YOUR GOAL: Starting at the top of the listing, extract every line up to and including the one with "(root) at (907,437.5)". Pictures stay out of the copy.

DATA BLOCK:
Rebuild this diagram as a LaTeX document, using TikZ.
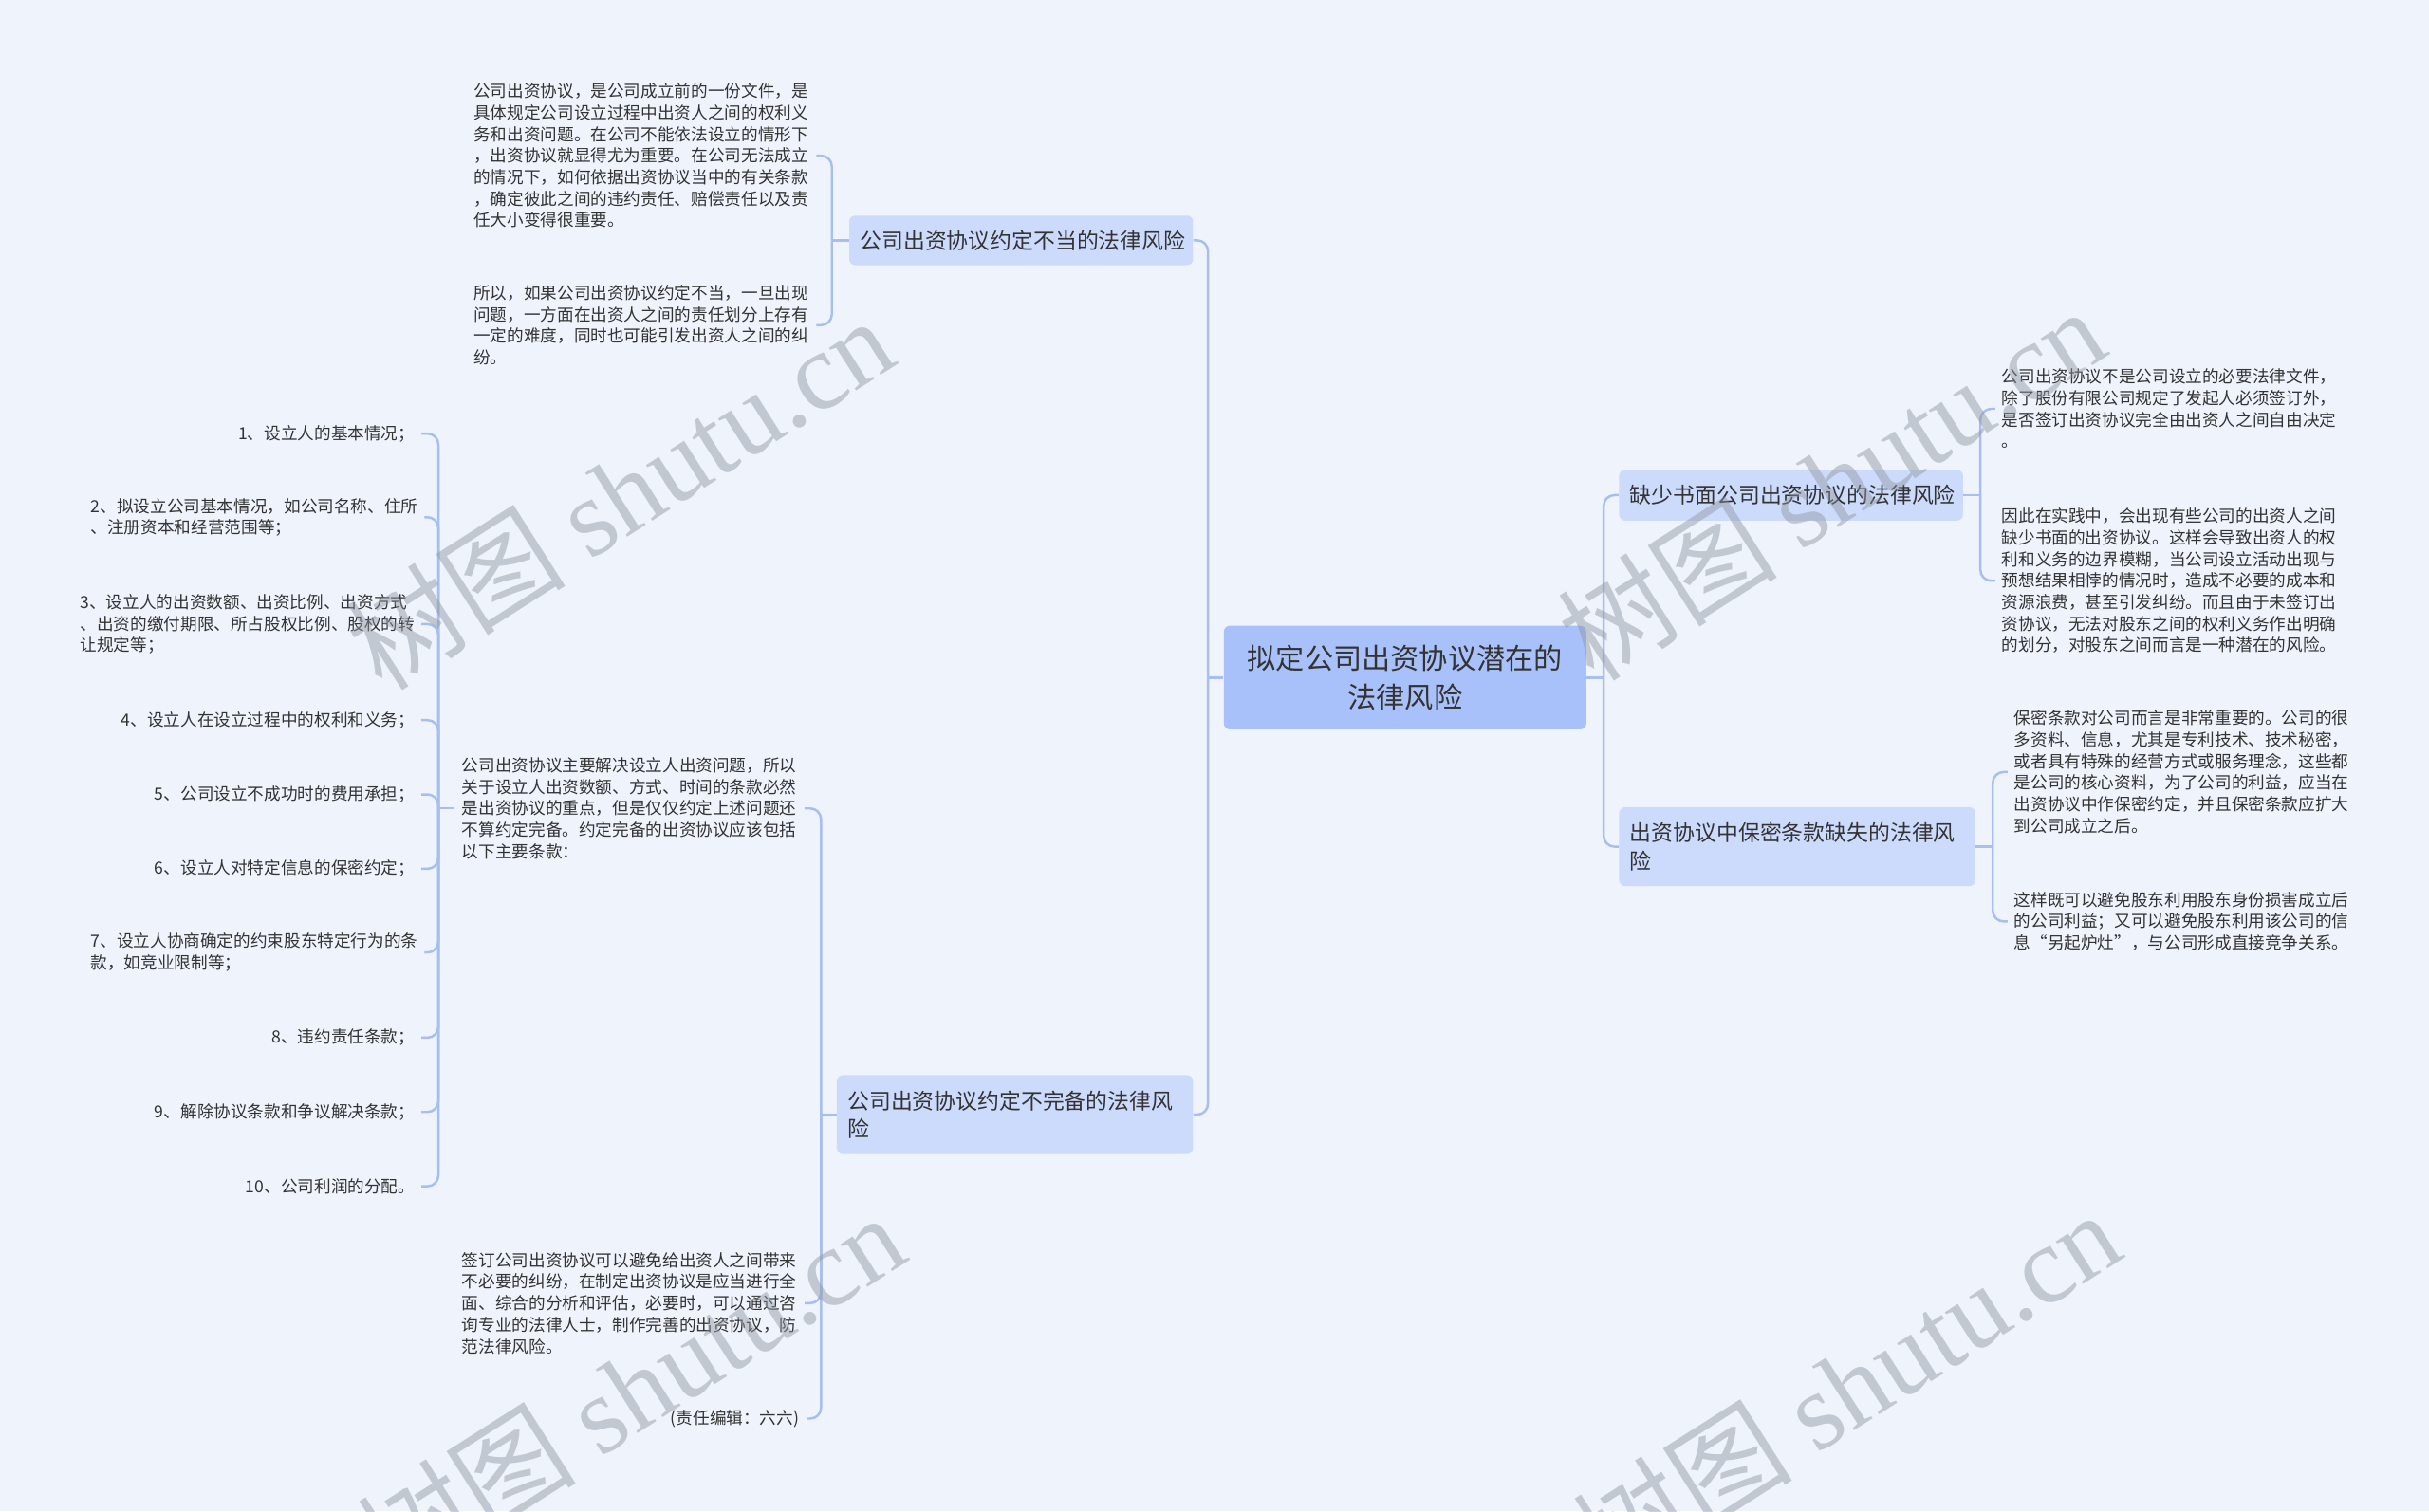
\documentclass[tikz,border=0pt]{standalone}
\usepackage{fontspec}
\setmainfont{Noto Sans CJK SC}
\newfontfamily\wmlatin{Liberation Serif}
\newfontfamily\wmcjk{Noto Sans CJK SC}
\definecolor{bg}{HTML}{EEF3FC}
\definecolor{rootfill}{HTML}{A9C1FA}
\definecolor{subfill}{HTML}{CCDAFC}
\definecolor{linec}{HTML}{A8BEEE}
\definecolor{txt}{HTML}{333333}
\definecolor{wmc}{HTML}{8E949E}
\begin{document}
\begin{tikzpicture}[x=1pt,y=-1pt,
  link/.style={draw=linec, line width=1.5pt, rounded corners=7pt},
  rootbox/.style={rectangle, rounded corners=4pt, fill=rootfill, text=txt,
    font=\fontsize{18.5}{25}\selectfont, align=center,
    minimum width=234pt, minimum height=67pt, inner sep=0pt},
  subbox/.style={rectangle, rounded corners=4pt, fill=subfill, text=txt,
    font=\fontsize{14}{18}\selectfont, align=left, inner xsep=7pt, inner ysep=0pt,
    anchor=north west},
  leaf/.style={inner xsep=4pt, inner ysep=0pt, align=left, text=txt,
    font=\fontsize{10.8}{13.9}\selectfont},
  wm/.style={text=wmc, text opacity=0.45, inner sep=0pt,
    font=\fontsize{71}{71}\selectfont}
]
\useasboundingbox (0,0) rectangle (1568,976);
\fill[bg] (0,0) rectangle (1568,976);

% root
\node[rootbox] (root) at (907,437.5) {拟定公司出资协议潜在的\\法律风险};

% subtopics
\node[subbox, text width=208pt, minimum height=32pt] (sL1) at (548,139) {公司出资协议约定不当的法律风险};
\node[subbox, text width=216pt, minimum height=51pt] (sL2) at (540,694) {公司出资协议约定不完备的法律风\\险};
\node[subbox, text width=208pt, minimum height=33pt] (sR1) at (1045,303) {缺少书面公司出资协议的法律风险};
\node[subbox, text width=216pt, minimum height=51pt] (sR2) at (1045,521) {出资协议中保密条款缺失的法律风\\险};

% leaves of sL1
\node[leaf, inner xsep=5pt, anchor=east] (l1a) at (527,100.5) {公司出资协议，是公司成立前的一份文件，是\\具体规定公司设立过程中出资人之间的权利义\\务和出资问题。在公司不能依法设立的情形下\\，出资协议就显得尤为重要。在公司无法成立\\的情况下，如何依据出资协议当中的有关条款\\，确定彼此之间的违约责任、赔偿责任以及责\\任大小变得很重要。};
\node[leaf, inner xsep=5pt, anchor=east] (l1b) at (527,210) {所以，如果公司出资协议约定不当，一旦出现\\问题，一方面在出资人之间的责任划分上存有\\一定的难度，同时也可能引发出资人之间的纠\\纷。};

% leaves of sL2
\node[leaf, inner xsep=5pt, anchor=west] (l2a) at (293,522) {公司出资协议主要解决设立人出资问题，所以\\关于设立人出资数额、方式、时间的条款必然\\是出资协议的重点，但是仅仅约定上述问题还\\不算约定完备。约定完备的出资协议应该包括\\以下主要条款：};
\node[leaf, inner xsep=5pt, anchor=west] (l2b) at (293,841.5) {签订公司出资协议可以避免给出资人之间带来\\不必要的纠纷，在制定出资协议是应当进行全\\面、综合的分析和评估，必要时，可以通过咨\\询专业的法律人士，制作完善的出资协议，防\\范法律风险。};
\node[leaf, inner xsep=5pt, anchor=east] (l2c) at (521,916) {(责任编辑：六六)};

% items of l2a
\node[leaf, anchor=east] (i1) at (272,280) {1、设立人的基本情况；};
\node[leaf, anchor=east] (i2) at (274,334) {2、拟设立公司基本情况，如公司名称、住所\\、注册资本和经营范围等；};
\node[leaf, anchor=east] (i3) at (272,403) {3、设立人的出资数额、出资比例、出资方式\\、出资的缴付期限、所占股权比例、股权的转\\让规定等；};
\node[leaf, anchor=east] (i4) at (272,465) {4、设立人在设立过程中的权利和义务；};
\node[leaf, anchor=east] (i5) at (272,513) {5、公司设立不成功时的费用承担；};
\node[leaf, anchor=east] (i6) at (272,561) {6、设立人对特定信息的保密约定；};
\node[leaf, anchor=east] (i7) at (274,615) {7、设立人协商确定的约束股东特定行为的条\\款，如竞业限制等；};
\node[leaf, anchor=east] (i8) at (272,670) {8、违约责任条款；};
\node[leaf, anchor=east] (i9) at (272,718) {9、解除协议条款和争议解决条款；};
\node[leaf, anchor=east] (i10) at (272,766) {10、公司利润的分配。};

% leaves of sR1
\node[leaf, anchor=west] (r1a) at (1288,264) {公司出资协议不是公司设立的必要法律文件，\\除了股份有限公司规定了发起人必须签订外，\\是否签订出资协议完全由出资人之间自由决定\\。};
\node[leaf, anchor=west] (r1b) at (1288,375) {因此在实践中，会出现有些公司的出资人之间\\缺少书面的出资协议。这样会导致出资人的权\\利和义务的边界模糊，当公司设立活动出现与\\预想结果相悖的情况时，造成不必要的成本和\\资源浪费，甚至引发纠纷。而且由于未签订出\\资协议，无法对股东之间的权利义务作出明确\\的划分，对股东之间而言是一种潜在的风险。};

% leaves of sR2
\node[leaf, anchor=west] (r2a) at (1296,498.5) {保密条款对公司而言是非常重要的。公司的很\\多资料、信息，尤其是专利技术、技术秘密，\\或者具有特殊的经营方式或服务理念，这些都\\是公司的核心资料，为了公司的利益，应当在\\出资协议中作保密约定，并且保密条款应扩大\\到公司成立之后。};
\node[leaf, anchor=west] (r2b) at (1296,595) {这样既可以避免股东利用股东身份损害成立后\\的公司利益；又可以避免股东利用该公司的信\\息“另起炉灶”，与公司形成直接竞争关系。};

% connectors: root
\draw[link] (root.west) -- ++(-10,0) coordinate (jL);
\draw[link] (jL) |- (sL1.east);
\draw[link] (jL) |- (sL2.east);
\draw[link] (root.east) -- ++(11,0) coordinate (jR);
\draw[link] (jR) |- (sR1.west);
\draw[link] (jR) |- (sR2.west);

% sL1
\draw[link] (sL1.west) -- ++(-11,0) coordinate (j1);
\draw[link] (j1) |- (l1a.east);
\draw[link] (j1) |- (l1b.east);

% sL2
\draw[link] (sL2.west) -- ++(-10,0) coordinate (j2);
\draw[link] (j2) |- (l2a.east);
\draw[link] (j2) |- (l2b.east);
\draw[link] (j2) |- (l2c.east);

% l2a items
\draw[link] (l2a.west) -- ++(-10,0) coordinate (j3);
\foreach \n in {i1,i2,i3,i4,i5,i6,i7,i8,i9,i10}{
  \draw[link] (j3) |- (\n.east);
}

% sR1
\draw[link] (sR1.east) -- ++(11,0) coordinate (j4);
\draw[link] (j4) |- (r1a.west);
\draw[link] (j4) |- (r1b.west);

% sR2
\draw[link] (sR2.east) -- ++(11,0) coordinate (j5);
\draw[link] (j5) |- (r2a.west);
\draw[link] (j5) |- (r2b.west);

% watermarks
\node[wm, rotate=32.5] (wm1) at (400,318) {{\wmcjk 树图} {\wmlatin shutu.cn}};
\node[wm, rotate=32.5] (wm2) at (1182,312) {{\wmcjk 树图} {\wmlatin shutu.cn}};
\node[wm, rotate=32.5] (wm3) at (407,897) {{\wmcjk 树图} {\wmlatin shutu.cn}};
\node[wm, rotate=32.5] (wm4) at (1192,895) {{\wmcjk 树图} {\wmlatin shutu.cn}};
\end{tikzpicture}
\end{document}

OUTPUT:
Rebuild this diagram as a LaTeX document, using TikZ.
\documentclass[tikz,border=0pt]{standalone}
\usepackage{fontspec}
\setmainfont{Noto Sans CJK SC}
\newfontfamily\wmlatin{Liberation Serif}
\newfontfamily\wmcjk{Noto Sans CJK SC}
\definecolor{bg}{HTML}{EEF3FC}
\definecolor{rootfill}{HTML}{A9C1FA}
\definecolor{subfill}{HTML}{CCDAFC}
\definecolor{linec}{HTML}{A8BEEE}
\definecolor{txt}{HTML}{333333}
\definecolor{wmc}{HTML}{8E949E}
\begin{document}
\begin{tikzpicture}[x=1pt,y=-1pt,
  link/.style={draw=linec, line width=1.5pt, rounded corners=7pt},
  rootbox/.style={rectangle, rounded corners=4pt, fill=rootfill, text=txt,
    font=\fontsize{18.5}{25}\selectfont, align=center,
    minimum width=234pt, minimum height=67pt, inner sep=0pt},
  subbox/.style={rectangle, rounded corners=4pt, fill=subfill, text=txt,
    font=\fontsize{14}{18}\selectfont, align=left, inner xsep=7pt, inner ysep=0pt,
    anchor=north west},
  leaf/.style={inner xsep=4pt, inner ysep=0pt, align=left, text=txt,
    font=\fontsize{10.8}{13.9}\selectfont},
  wm/.style={text=wmc, text opacity=0.45, inner sep=0pt,
    font=\fontsize{71}{71}\selectfont}
]
\useasboundingbox (0,0) rectangle (1568,976);
\fill[bg] (0,0) rectangle (1568,976);

% root
\node[rootbox] (root) at (907,437.5) {拟定公司出资协议潜在的\\法律风险};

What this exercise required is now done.